Brak szkiców zauważono niemal 25 lat temu, 5 listopada 1998 roku, po wypożyczeniu teczki z projektami synagogi w czytelni łódzkiego Archiwum Państwowego. Odręczne, kolorowe wizerunki świątyni przy ul. Wolborskiej w Łodzi, postały w 1896 roku, a ich autorem był Adolf Zeligson.

Była to grupa projektów narysowanych ręcznie, przedstawiająca rysunek łódzkiej synagogi przy ul. Wolborskiej. Rysunki zostały wykonane i pokolorowane ręcznie. Stanowią one własność Skarbu Państwa - Archiwum Państwowego w Łodzi.

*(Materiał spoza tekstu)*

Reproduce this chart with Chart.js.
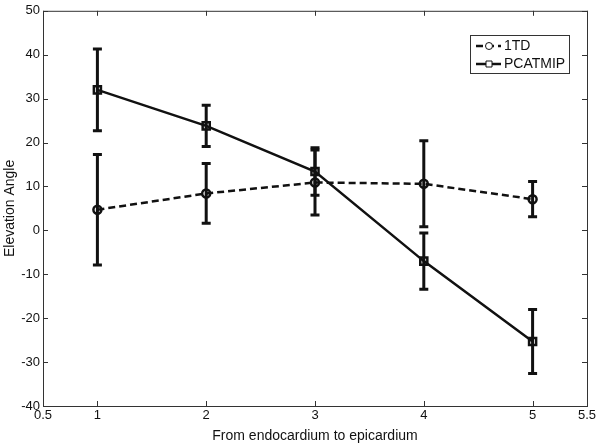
<!DOCTYPE html>
<html>
<head>
<meta charset="utf-8">
<script src="https://cdn.jsdelivr.net/npm/chart.js@4/dist/chart.umd.min.js"></script>
<style>
  body { margin: 0; background: #fff; }
  canvas { display: block; }
</style>
</head>
<body>
<canvas id="chart" width="600" height="445"></canvas>
<script>
// data
const layers = [1, 2, 3, 4, 5];
const tdMean = [4.7, 8.4, 10.9, 10.6, 7.1];
const tdErr = [12.6, 6.8, 7.4, 9.8, 4.0];
const pcaMean = [32.0, 23.8, 13.4, -7.0, -25.3];
const pcaErr = [9.3, 4.7, 5.4, 6.4, 7.3];
const xTicks = [0.5, 1, 2, 3, 4, 5, 5.5];
const yTicks = [-40, -30, -20, -10, 0, 10, 20, 30, 40, 50];

const ink = '#111';
const font = 'Liberation Sans, Arial, sans-serif';

// vertical error bars with caps
const errorBars = {
  id: 'errorBars',
  afterDatasetsDraw(chart) {
    const { ctx, scales: { x, y } } = chart;
    ctx.save();
    ctx.strokeStyle = ink;
    ctx.lineWidth = 3;
    chart.data.datasets.forEach(ds => {
      ds.data.forEach((p, i) => {
        const px = x.getPixelForValue(p.x);
        const top = y.getPixelForValue(p.y + ds.err[i]);
        const bot = y.getPixelForValue(p.y - ds.err[i]);
        ctx.beginPath();
        ctx.moveTo(px, top); ctx.lineTo(px, bot);
        ctx.moveTo(px - 4.5, top); ctx.lineTo(px + 4.5, top);
        ctx.moveTo(px - 4.5, bot); ctx.lineTo(px + 4.5, bot);
        ctx.stroke();
      });
    });
    ctx.restore();
  }
};

// matlab style box with inward ticks + legend
const frame = {
  id: 'frame',
  afterDraw(chart) {
    const { ctx, chartArea: a, scales: { x, y } } = chart;
    ctx.save();
    ctx.strokeStyle = '#333';
    ctx.lineWidth = 1;
    ctx.strokeRect(a.left + 0.5, a.top + 0.5, a.right - a.left, a.bottom - a.top);
    ctx.beginPath();
    xTicks.forEach(v => {
      const px = Math.round(x.getPixelForValue(v)) + 0.5;
      ctx.moveTo(px, a.bottom); ctx.lineTo(px, a.bottom - 5);
      ctx.moveTo(px, a.top); ctx.lineTo(px, a.top + 5);
    });
    yTicks.forEach(v => {
      const py = Math.round(y.getPixelForValue(v)) + 0.5;
      ctx.moveTo(a.left, py); ctx.lineTo(a.left + 5, py);
      ctx.moveTo(a.right, py); ctx.lineTo(a.right - 5, py);
    });
    ctx.stroke();

    // legend
    const lx = 470, ly = 35, lw = 99, lh = 38;
    ctx.fillStyle = '#fff';
    ctx.fillRect(lx, ly, lw, lh);
    ctx.strokeStyle = '#333';
    ctx.strokeRect(lx + 0.5, ly + 0.5, lw, lh);
    ctx.font = '14px ' + font;
    ctx.textBaseline = 'middle';
    ctx.fillStyle = ink;
    chart.data.datasets.forEach((ds, i) => {
      const ry = ly + 11 + i * 18;
      ctx.strokeStyle = ink;
      ctx.lineWidth = 2.5;
      ctx.setLineDash(ds.borderDash || []);
      ctx.beginPath();
      ctx.moveTo(lx + 6, ry); ctx.lineTo(lx + 31, ry);
      ctx.stroke();
      ctx.setLineDash([]);
      ctx.lineWidth = 1;
      ctx.beginPath();
      if (ds.pointStyle === 'rect') ctx.rect(lx + 16, ry - 3, 6, 6);
      else ctx.arc(lx + 19, ry, 3.5, 0, Math.PI * 2);
      ctx.fillStyle = '#fff';
      ctx.fill();
      ctx.stroke();
      ctx.fillStyle = ink;
      ctx.fillText(ds.label, lx + 34, ry);
    });
    ctx.restore();
  }
};

new Chart(document.getElementById('chart'), {
  type: 'line',
  data: {
    datasets: [{
      label: '1TD',
      data: layers.map((v, i) => ({ x: v, y: tdMean[i] })),
      err: tdErr,
      borderColor: ink,
      borderWidth: 2.5,
      borderDash: [7, 4],
      pointStyle: 'circle',
      pointRadius: 4,
      pointBorderWidth: 2.5,
      pointBorderColor: ink,
      pointBackgroundColor: 'rgba(0,0,0,0)'
    }, {
      label: 'PCATMIP',
      data: layers.map((v, i) => ({ x: v, y: pcaMean[i] })),
      err: pcaErr,
      borderColor: ink,
      borderWidth: 2.5,
      pointStyle: 'rect',
      pointRadius: 5,
      pointBorderWidth: 2.5,
      pointBorderColor: ink,
      pointBackgroundColor: 'rgba(0,0,0,0)'
    }]
  },
  options: {
    responsive: false,
    animation: false,
    layout: { padding: { top: 8, right: 13, left: 0, bottom: 0 } },
    plugins: { legend: { display: false }, tooltip: { enabled: false } },
    scales: {
      x: {
        type: 'linear',
        min: 0.5,
        max: 5.5,
        afterBuildTicks: s => { s.ticks = xTicks.map(v => ({ value: v })); },
        afterFit: s => { s.height = 39; },
        grid: { display: false, drawTicks: false },
        border: { display: false },
        ticks: { autoSkip: false, maxRotation: 0, padding: 2, color: ink, font: { family: font, size: 13 }, callback: v => String(v) },
        title: { display: true, text: 'From endocardium to epicardium', color: ink, font: { family: font, size: 14 }, padding: { top: 3, bottom: 0 } }
      },
      y: {
        min: -40,
        max: 50,
        afterBuildTicks: s => { s.ticks = yTicks.map(v => ({ value: v })); },
        afterFit: s => { s.width = 43; },
        grid: { display: false, drawTicks: false },
        border: { display: false },
        ticks: { autoSkip: false, padding: 3, color: ink, font: { family: font, size: 13 }, callback: v => String(v) },
        title: { display: true, text: 'Elevation Angle', color: ink, font: { family: font, size: 14 }, padding: { top: 2, bottom: 0 } }
      }
    }
  },
  plugins: [errorBars, frame]
});
</script>
</body>
</html>
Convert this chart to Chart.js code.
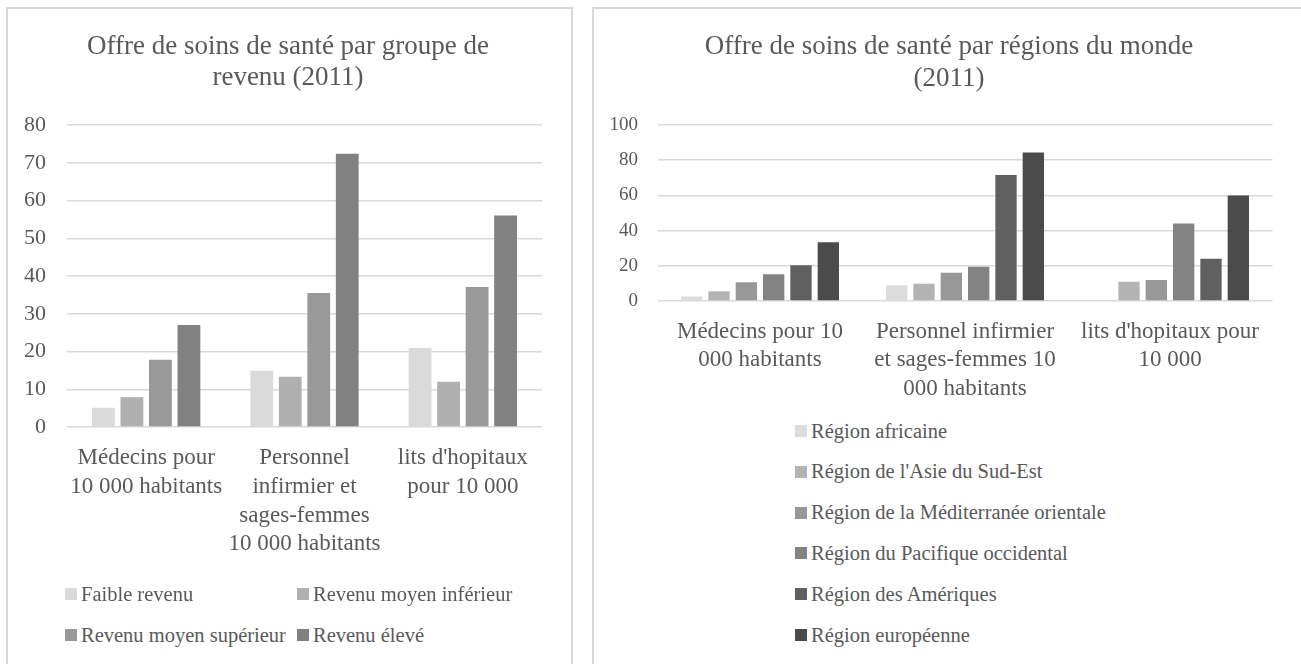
<!DOCTYPE html>
<html lang="fr">
<head>
<meta charset="utf-8">
<title>Offre de soins de santé (2011)</title>
<script src="https://cdn.jsdelivr.net/npm/chart.js@4.4.1/dist/chart.umd.min.js"></script>
<style>
  body { margin: 0; width: 1301px; height: 664px; overflow: hidden; position: relative; background: #fff; font-family: "Liberation Serif", serif; color: #595959; }
  .box { position: absolute; top: 7px; height: 720px; box-sizing: border-box; border: 2px solid #d9d9d9; }
  .wrap { position: absolute; }
  .item { position: absolute; display: flex; align-items: center; height: 24px; font-size: 20.5px; white-space: nowrap; }
  .item i { display: inline-block; width: 12px; height: 12px; margin-right: 4px; }
</style>
</head>
<body>
<div class="box" style="left:6px;width:567px"></div>
<div class="box" style="left:592px;width:730px"></div>

<div class="wrap" style="left:8px;top:9px;width:560px;height:580px"><canvas id="revenu"></canvas></div>
<div class="wrap" style="left:594px;top:9px;width:710px;height:400px"><canvas id="regions"></canvas></div>
<div id="legendRevenu"></div>
<div id="legendRegions"></div>

<script>
// --- chart 1 : groupes de revenu
const revenuTitle = ["Offre de soins de santé par groupe de", "revenu (2011)"];
const revenuLabels = [
  ["Médecins pour", "10 000 habitants"],
  ["Personnel", "infirmier et", "sages-femmes", "10 000 habitants"],
  ["lits d'hopitaux", "pour 10 000"]
];
const revenuNames = ["Faible revenu", "Revenu moyen inférieur", "Revenu moyen supérieur", "Revenu élevé"];
const faibleRevenu = [5.1, 14.9, 20.9];
const moyenInferieur = [7.9, 13.3, 12];
const moyenSuperieur = [17.8, 35.5, 37.1];
const revenuEleve = [27, 72.4, 56];
const revenuColors = ["#dadada", "#b0b0b0", "#999999", "#818181"];

// --- chart 2 : régions du monde
const regionsTitle = ["Offre de soins de santé par régions du monde", "(2011)"];
const regionsLabels = [
  ["Médecins pour 10", "000 habitants"],
  ["Personnel infirmier", "et sages-femmes 10", "000 habitants"],
  ["lits d'hopitaux pour", "10 000"]
];
const regionsNames = [
  "Région africaine",
  "Région de l'Asie du Sud-Est",
  "Région de la Méditerranée orientale",
  "Région du Pacifique occidental",
  "Région des Amériques",
  "Région européenne"
];
const africaine = [2.5, 9, null];
const asieSudEst = [5.5, 9.8, 11];
const mediterranee = [10.7, 16, 12];
const pacifique = [15.2, 19.5, 44];
const ameriques = [20.3, 71.6, 24];
const europeenne = [33.4, 84.3, 60];
const regionsColors = ["#dcdcdc", "#b3b3b3", "#989898", "#838383", "#606060", "#4b4b4b"];

Chart.defaults.font.family = "'Liberation Serif', serif";
Chart.defaults.color = "#595959";
Chart.defaults.animation = false;

function barChart(id, cfg) {
  new Chart(document.getElementById(id), {
    type: "bar",
    data: {
      labels: cfg.labels,
      datasets: cfg.series.map((data, i) => ({
        label: cfg.names[i],
        data: data,
        backgroundColor: cfg.colors[i],
        categoryPercentage: cfg.catPct,
        barPercentage: cfg.barPct
      }))
    },
    options: {
      responsive: true,
      maintainAspectRatio: false,
      layout: { padding: 0 },
      plugins: {
        legend: { display: false },
        tooltip: { enabled: false },
        title: {
          display: true,
          text: cfg.title,
          color: "#595959",
          font: { size: 27, weight: "normal", lineHeight: cfg.titleLine },
          padding: cfg.titlePad
        }
      },
      scales: {
        x: {
          grid: { display: false, drawTicks: false },
          border: { display: false },
          ticks: { font: { size: cfg.catSize, lineHeight: cfg.catLine }, padding: cfg.catPad, maxRotation: 0, autoSkip: false },
          afterFit: (s) => { s.height = cfg.xHeight; }
        },
        y: {
          min: 0,
          max: cfg.max,
          ticks: { stepSize: cfg.step, font: { size: cfg.tickSize }, padding: cfg.tickPad },
          grid: { color: "#d9d9d9", lineWidth: 1.5, drawTicks: false },
          border: { display: false },
          afterFit: (s) => { s.width = cfg.yWidth; }
        },
        // empty right-hand axis, only there to keep the title centred on the box
        yPad: {
          position: "right",
          ticks: { display: false },
          grid: { display: false, drawTicks: false },
          border: { display: false },
          afterFit: (s) => { s.width = cfg.rightGap; }
        }
      }
    }
  });
}

barChart("revenu", {
  labels: revenuLabels,
  names: revenuNames,
  series: [faibleRevenu, moyenInferieur, moyenSuperieur, revenuEleve],
  colors: revenuColors,
  title: revenuTitle,
  titleLine: 1.15,
  titlePad: { top: 22.5, bottom: 31.4 },
  catPct: 0.72, barPct: 0.8,
  catSize: 23, catLine: 1.25, catPad: 16.6, xHeight: 162,
  max: 80, step: 10, tickSize: 22, tickPad: 21, yWidth: 59, rightGap: 26
});

barChart("regions", {
  labels: regionsLabels,
  names: regionsNames,
  series: [africaine, asieSudEst, mediterranee, pacifique, ameriques, europeenne],
  colors: regionsColors,
  title: regionsTitle,
  titleLine: 1.185,
  titlePad: { top: 22, bottom: 30 },
  catPct: 0.8, barPct: 0.78,
  catSize: 23, catLine: 1.24, catPad: 16.3, xHeight: 108,
  max: 100, step: 20, tickSize: 19, tickPad: 19.5, yWidth: 63.5, rightGap: 31.5
});

// legends (HTML, built from the series names / colours)
function legend(boxId, names, colors, place) {
  const box = document.getElementById(boxId);
  names.forEach((name, i) => {
    const p = place(i);
    const el = document.createElement("div");
    el.className = "item";
    el.style.left = p.x + "px";
    el.style.top = (p.y - 12) + "px";
    el.innerHTML = '<i style="background:' + colors[i] + '"></i>' + name;
    box.appendChild(el);
  });
}
legend("legendRevenu", revenuNames, revenuColors, (i) => ({ x: [65, 297][i % 2], y: [594, 635][Math.floor(i / 2)] }));
legend("legendRegions", regionsNames, regionsColors, (i) => ({ x: 795, y: 431 + i * 40.8 }));
</script>
</body>
</html>
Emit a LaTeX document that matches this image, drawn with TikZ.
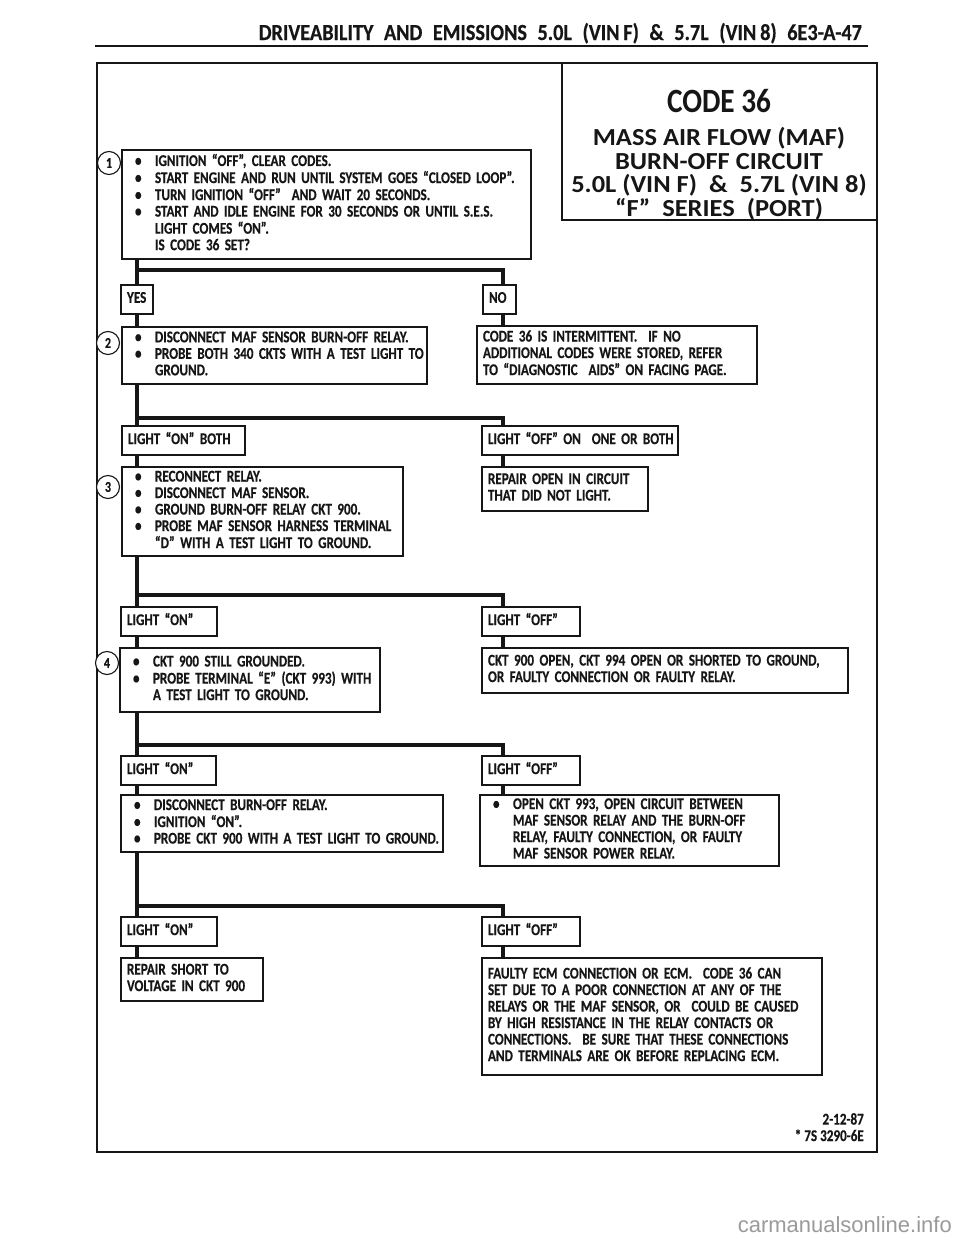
\documentclass[tikz,border=0pt]{standalone}
\usepackage{fontspec}
\setmainfont{Carlito}
\newfontfamily\condfont{Carlito}[FakeStretch=0.8, FakeBold=0.4]
\newfontfamily\hdrfont{Carlito}[FakeStretch=0.88, WordSpace=2.3, FakeBold=0.4]
\newfontfamily\titlefont{Carlito}[FakeStretch=1.08]
\newfontfamily\codefont{Carlito}[FakeStretch=0.86]
\newfontfamily\wmfont{Liberation Sans}
\usetikzlibrary{calc}
\definecolor{ink}{HTML}{161616}
\definecolor{wmgray}{HTML}{9A9A9A}
\newcommand\bodyfont{\condfont\bfseries\fontsize{16.4}{16.5}\selectfont\frenchspacing\spaceskip=3pt\relax}
\newcommand\tb{\textbullet}
\newcommand\bi{\makebox[27pt][l]{\hspace*{7pt}\tb}}
\newcommand\bc{\hspace*{27pt}}
\tikzset{
  box/.style={draw=ink, line width=1.3pt, rectangle, inner xsep=6pt, inner ysep=0pt,
    align=left, font=\bodyfont, text=ink},
  conn/.style={draw=ink, line width=3.6pt},
  num/.style={draw=ink, circle, line width=1.1pt, minimum size=23pt, inner sep=0pt,
    font=\condfont\bfseries\fontsize{15}{15}\selectfont, text=ink, fill=white},
  frame/.style={draw=ink, line width=2pt},
}
% \bx{name}{x1}{y1}{x2}{y2}{text}
\newcommand\bx[6]{%
  \pgfmathsetmacro\bxw{#4-#2}\pgfmathsetmacro\bxh{#5-#3}\pgfmathsetmacro\bxt{#4-#2-12}%
  \node[box, minimum width=\bxw pt, minimum height=\bxh pt, text width=\bxt pt]
    (#1) at ({(#2+#4)/2},{(#3+#5)/2}) {\begin{tabular}{@{}l@{}}#6\end{tabular}};}
\begin{document}
\begin{tikzpicture}[x=1pt,y=-1pt]
\useasboundingbox (0,0) rectangle (960,1242);
\fill[white] (0,0) rectangle (960,1242);

% header
\node[anchor=base east, inner sep=0pt, text=ink, font=\hdrfont\bfseries\fontsize{23}{23}\selectfont]
  (hdr) at (862,40) {DRIVEABILITY AND EMISSIONS 5.0L (VIN\,F) \& 5.7L (VIN\,8) 6E3-A-47};
\draw[frame] (95,46) -- (868,46);

% outer frame and title box
\draw[frame] (97,63) rectangle (877,1152);
\draw[frame] (562,63) -- (562,220) -- (877,220);
\node[anchor=north, inner sep=0pt, align=center, text=ink,
  font=\titlefont\bfseries\fontsize{24.5}{23.5}\selectfont] (title) at (719,89)
  {{\codefont\fontsize{34}{23.5}\selectfont CODE 36}\\[10pt]
   MASS AIR FLOW (MAF)\\
   BURN-OFF CIRCUIT\\
   5.0L (VIN F)\ \ \&\ \ 5.7L (VIN 8)\\
   “F”\ \ SERIES\ \ (PORT)};

% boxes
\bx{b1}{122}{150}{531}{259}{\bi IGNITION “OFF”, CLEAR CODES.\\
  \bi START ENGINE AND RUN UNTIL SYSTEM GOES “CLOSED LOOP”.\\
  \bi TURN IGNITION “OFF”\ \ AND WAIT 20 SECONDS.\\
  \bi START AND IDLE ENGINE FOR 30 SECONDS OR UNTIL S.E.S.\\
  \bc LIGHT COMES “ON”.\\
  \bc IS CODE 36 SET?}
\node[num] (c1) at (109,163) {1};

\bx{yes}{121}{285}{153}{314}{YES}
\bx{no}{483}{285}{516}{314}{NO}

\bx{b2}{122}{327}{427}{384}{\bi DISCONNECT MAF SENSOR BURN-OFF RELAY.\\
  \bi PROBE BOTH 340 CKTS WITH A TEST LIGHT TO\\
  \bc GROUND.}
\node[num] (c2) at (108,343) {2};
\bx{n1}{477}{326}{757}{384}{CODE 36 IS INTERMITTENT.\ \ IF NO\\
  ADDITIONAL CODES WERE STORED, REFER\\
  TO “DIAGNOSTIC\ \ AIDS” ON FACING PAGE.}

\bx{on1}{122}{426}{245}{455}{LIGHT “ON” BOTH}
\bx{off1}{482}{426}{678}{455}{LIGHT “OFF” ON\ \ ONE OR BOTH}

\bx{b3}{122}{467}{403}{556}{\bi RECONNECT RELAY.\\
  \bi DISCONNECT MAF SENSOR.\\
  \bi GROUND BURN-OFF RELAY CKT 900.\\
  \bi PROBE MAF SENSOR HARNESS TERMINAL\\
  \bc “D” WITH A TEST LIGHT TO GROUND.}
\node[num] (c3) at (108,487) {3};
\bx{r1}{482}{467}{648}{511}{REPAIR OPEN IN CIRCUIT\\ THAT DID NOT LIGHT.}

\bx{on2}{121}{607}{217}{636}{LIGHT “ON”}
\bx{off2}{482}{607}{580}{636}{LIGHT “OFF”}

\bx{b4}{120}{648}{380}{712}{\bi CKT 900 STILL GROUNDED.\\
  \bi PROBE TERMINAL “E” (CKT 993) WITH\\
  \bc A TEST LIGHT TO GROUND.}
\node[num] (c4) at (107,663) {4};
\bx{r2}{482}{648}{848}{693}{CKT 900 OPEN, CKT 994 OPEN OR SHORTED TO GROUND,\\
  OR FAULTY CONNECTION OR FAULTY RELAY.}

\bx{on3}{121}{756}{216}{785}{LIGHT “ON”}
\bx{off3}{482}{756}{580}{785}{LIGHT “OFF”}

\bx{b5}{121}{795}{443}{852}{\bi DISCONNECT BURN-OFF RELAY.\\
  \bi IGNITION “ON”.\\
  \bi PROBE CKT 900 WITH A TEST LIGHT TO GROUND.}
\bx{r3}{480}{795}{779}{866}{\bi OPEN CKT 993, OPEN CIRCUIT BETWEEN\\
  \bc MAF SENSOR RELAY AND THE BURN-OFF\\
  \bc RELAY, FAULTY CONNECTION, OR FAULTY\\
  \bc MAF SENSOR POWER RELAY.}

\bx{on4}{121}{917}{217}{946}{LIGHT “ON”}
\bx{off4}{482}{917}{580}{946}{LIGHT “OFF”}

\bx{b6}{121}{958}{263}{1001}{REPAIR SHORT TO\\ VOLTAGE IN CKT 900}
\bx{r4}{482}{958}{822}{1075}{FAULTY ECM CONNECTION OR ECM.\ \ CODE 36 CAN\\
  SET DUE TO A POOR CONNECTION AT ANY OF THE\\
  RELAYS OR THE MAF SENSOR, OR\ \ COULD BE CAUSED\\
  BY HIGH RESISTANCE IN THE RELAY CONTACTS OR\\
  CONNECTIONS.\ \ BE SURE THAT THESE CONNECTIONS\\
  AND TERMINALS ARE OK BEFORE REPLACING ECM.}

% trunk positions and bars
\coordinate (L) at (137,0);
\coordinate (R) at (503,0);
\coordinate (k1) at (137,270);
\coordinate (k2) at (137,418);
\coordinate (k3) at (137,595);
\coordinate (k4) at (137,745);
\coordinate (k5) at (137,906);

% connectors
\draw[conn] (b1.south -| L) -- (yes.north -| L);
\draw[conn] (k1) -| (no.north -| R);
\draw[conn] (yes.south -| L) -- (b2.north -| L);
\draw[conn] (no.south -| R) -- (n1.north -| R);
\draw[conn] (b2.south -| L) -- (on1.north -| L);
\draw[conn] (k2) -| (off1.north -| R);
\draw[conn] (on1.south -| L) -- (b3.north -| L);
\draw[conn] (off1.south -| R) -- (r1.north -| R);
\draw[conn] (b3.south -| L) -- (on2.north -| L);
\draw[conn] (k3) -| (off2.north -| R);
\draw[conn] (on2.south -| L) -- (b4.north -| L);
\draw[conn] (off2.south -| R) -- (r2.north -| R);
\draw[conn] (b4.south -| L) -- (on3.north -| L);
\draw[conn] (k4) -| (off3.north -| R);
\draw[conn] (on3.south -| L) -- (b5.north -| L);
\draw[conn] (off3.south -| R) -- (r3.north -| R);
\draw[conn] (b5.south -| L) -- (on4.north -| L);
\draw[conn] (k5) -| (off4.north -| R);
\draw[conn] (on4.south -| L) -- (b6.north -| L);
\draw[conn] (off4.south -| R) -- (r4.north -| R);

% footer
\node[anchor=north east, inner sep=0pt, align=right, text=ink,
  font=\bodyfont] (foot) at (864,1113)
  {2-12-87\\ * 7S 3290-6E};

% watermark
\node[anchor=base east, inner sep=0pt, text=wmgray, font=\wmfont\fontsize{22}{22}\selectfont]
  (wm) at (952,1232) {carmanualsonline.info};
\end{tikzpicture}
\end{document}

Po kradzieży po raz pierwszy policjanci natknęli się na ich ślad na aukcji internetowej w 2008 roku - mówi rzecznik Komendanta Wojewódzkiego Policji w Łodzi - Joanna Kącka. Wtedy były oferowane do sprzedaży za pośrednictwem nowojorskiego domu aukcyjnego za cenę blisko 14 tys. dolarów.

Mundurowi poprosili o pomoc amerykańskich kolegów z Homeland Security Investigations, którzy we wrześniu 2018 roku ustalili miejsce przechowywania rysunków. Pod koniec 2019 roku, za zgodą sądu, zabezpieczyli je od obecnych posiadaczy.

W środę (23 lutego) szkice wróciły do Łodzi. Są bezcenne, biorąc pod uwagę to, że są jedynym z niewielu materialnych dowodów na istnienie synagogi przy ul. Wolborskiej. Budynek zniszczono w czasie II wojny światowej.